VLVL2 (1): Commentary and Questions (pp. 3 - 6) -- part 1

Tim Strzechowski dedalus204 at comcast.net
Sun Jul 13 23:56:56 CDT 2003


One of the most notable -- and perhaps controversial -- features of Vineland is its abundant use of pop culture references from the late-'60s thru the early-'80s.  Various readers and critics have argued whether such ephemera can be used to the same effect as the wartime allusions, as well the sundry interdisciplinary references, that permeate Gravity's Rainbow.

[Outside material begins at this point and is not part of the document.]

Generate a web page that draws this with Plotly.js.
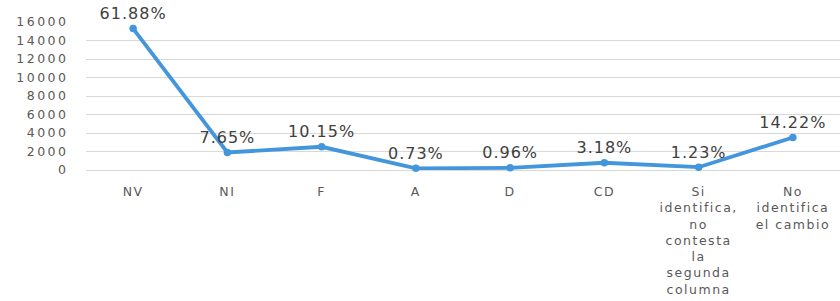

In an earlier post I noted the following:

[...] "We (meaning those of us born in the early-mid sixties or thereabouts) are part of the "Rerun Generation," among the first to come of age at a time when the TV rerun was a staple of American culture.  Although sitcoms were prevalent in the '50s, I think the wealth of TV sitcoms in syndication, especially by the late '60s and early '70s, might have even offered a certain
desensitizing sense of security to a TV viewing public that was emerging perhaps a bit shell-shocked from the daily turbulence of Vietnam war coverage/assassinations/riots/and other such turmoil in which the late-'60s was embroiled (and broadcast on a regular basis).  TV sitcoms in syndication came at the right time.  People needed the silliness of _Gilligan's Island_ or _The Monkees_, and the security of predicability, at that point."
http://waste.org/mail/?list=pynchon-l&month=0306&msg=81958&sort=date
 
On a more scholarly note, in his essay "Attenuated Postmodernism: Pynchon's Vineland" David Cowart states that the intent for these cultural references is partly satiric and parodic.  He notes:
 
"The density of reference to the ephemera of popular culture is almost numbing.  Pynchon refers often to movies, as in Gravity's Rainbow, but here he neglects historic films and art cinema in favor of Gidget, Dumbo, 20,000 Years in Sing Sing, The Hunchback of Notre Dame, Godzilla, King of the Monsters, Friday the 13th, Return of the Jedi, and Ghostbusters.  Psycho and 2001: A Space Odyssey are the most substantial films mentioned.  The author helpfully supplies dates for these films, parodying scholarly practice, and he invents a number of droll film biographies, including The Frank Gorshin Story, with Pat Sajak, and Young Kissinger, with Woody Allen.  Even more insistently jejune are the allusions to the titles, characters, stars, and music of such television programs as Star Trek, The Brady Bunch, Gilligan's Island, Jeopardy, Wheel of Fortune, I Love Lucy, Green Acres, Smurfs, CHiPs, Superman, and The Bionic Woman.  This depressing litany -- the intellectual horizon of the American mass mind -- subsumes less obvious manifestations of popular culture taste as well: mall culture, "roasts," video and computer games, new wave hairstyles, breakfast cereals, even " 'sensitivity' greeting cards" [Pynchon, 38].  Pynchon's intent here is not entirely satiric, for no doubt he is genuinely fond of much popular culture.  In the introduction to Slow Learner, he declares that "rock 'n' roll will never die" [23], and the sentiment is shared by the founders of the People's Republic of Rock and Roll, who name their new state "after the one constant they knew they could count on never to die" [209].  Perhaps, too, Pynchon wishes to eshew cultural elitism and demonstrate solidity with the masses.  But the virtual absence of historical depth in this body of allusion makes a devastating statement about the shortness of the American cultural memory.  This ultimately, is the point of his constant allusions to the signs and texts of popular culture.  Pynchon denies himself much of the cultural and historical dimension of the previous novels and commits himself to imagining the relentlessly ahistorical consciousness of contemporary American society.  The implicit judgment of his shallowness, finally, reveals a moral dimension -- always in fact an element in Pynchon's work -- that distances this author from the moral neutrality of nihilism sometimes alleged to be the postmodern norm" (The Vineland Papers, 7 - 8).